Second, reduce the number of H-1 visas. Again, this is just a temporary solution. U.S. companies can save as much as 10 percent by technology outsourcing, whether the worker is in the United States or overseas. Reducing technology outsourcing through reducing the visa, or even enacting laws prohibiting outsourcing, will only raise costs, and reduce competitiveness, for U.S. based companies. (Source: CIO, IT Outsourcing White Papers)
Third, do as the emerging market countries do -- require foreign companies to hire U.S. workers before they sell to the U.S. market. The downside of that is higher prices for these imported goods. That's exactly what's happened with Japanese cars that used to be much cheaper before they opened U.S. manufacturing plants.
Protectionism Won't Stop Tech Outsourcing
Suzanne Berger, of the M.I.T. Industrial Performance Center, argues that high-tech capabilities enable outsourcing. That's why protectionism won't stop it. Her book, How We Compete, explains how globalization has affected companies' ability to remain competitive.
Based on thorough research, it debunks the myth that globalization has robbed Americans of jobs. The authors prove the point that technology has replaced most workers. As a result, that protectionism is not the answer.
Technology is also what allows U.S. companies to more call centers to India. For this reason, laws to restrict immigration will also not protect any U.S. jobs/ Technology allows capital to go across borders. In fact, countries are even losing the ability to set their own interest rates and money supply, since capital is so fluid.
Without technology, jobs could not go to China and India just because they are low cost. Companies can no longer compete based on just low cost, they must add service and individualization as well. Target is a perfect example of a low-cost provider that added service, in terms of branded designer merchandise, and individualization, in terms of its Baby Shower and Wedding gift services.

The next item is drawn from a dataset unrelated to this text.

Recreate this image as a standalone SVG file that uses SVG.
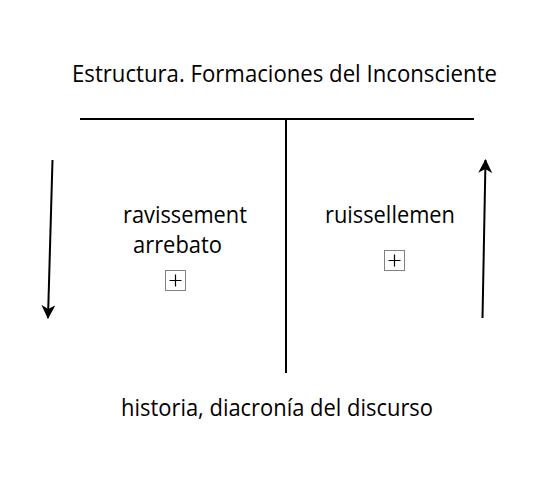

Technology has also meant that companies who modularize will compete more effectively. Each portion of the supply chain can be outsourced to the company in the country which does it best. This increases quality and lowers costs.
Even though China and India are growing quickly, the authors find that the world is not flat yet. It will take a long time for them to "catch up" to the Western world, despite the growth in Bangalore and Shanghai.
The strength of U.S. companies are due to the open environment that allows innovators, technologies, and organizational forms to emerge and compete. This encourages productivity and reduces stagnation. This is a result of venture capital, connections between a product's research and its end users, and flexible labor markets. To remain competitive, the U.S. needs to foster this environment, and not focus on protectionism and tax penalties that inhibit it.
Tech Outsourcing Is Slowing Down
Between 2016 and 2021, tech outsourcing will grow 8 percent a year. That's about half its annual growth rate of 15 percent between 2010 and 2015, according to IDC.
One reason is because U.S. wages are becoming more competitive. For example, an American software developer said domestic workers cost five to seven time as much as Indian workers 10 years ago. Today, that gap is only twice as much. That is close enough to allow the companies other advantages to be worthwhile. Since they are U.S.-based, they can deliver services more efficiently. They can also provide a more personal touch, flying in to see the client when necessary.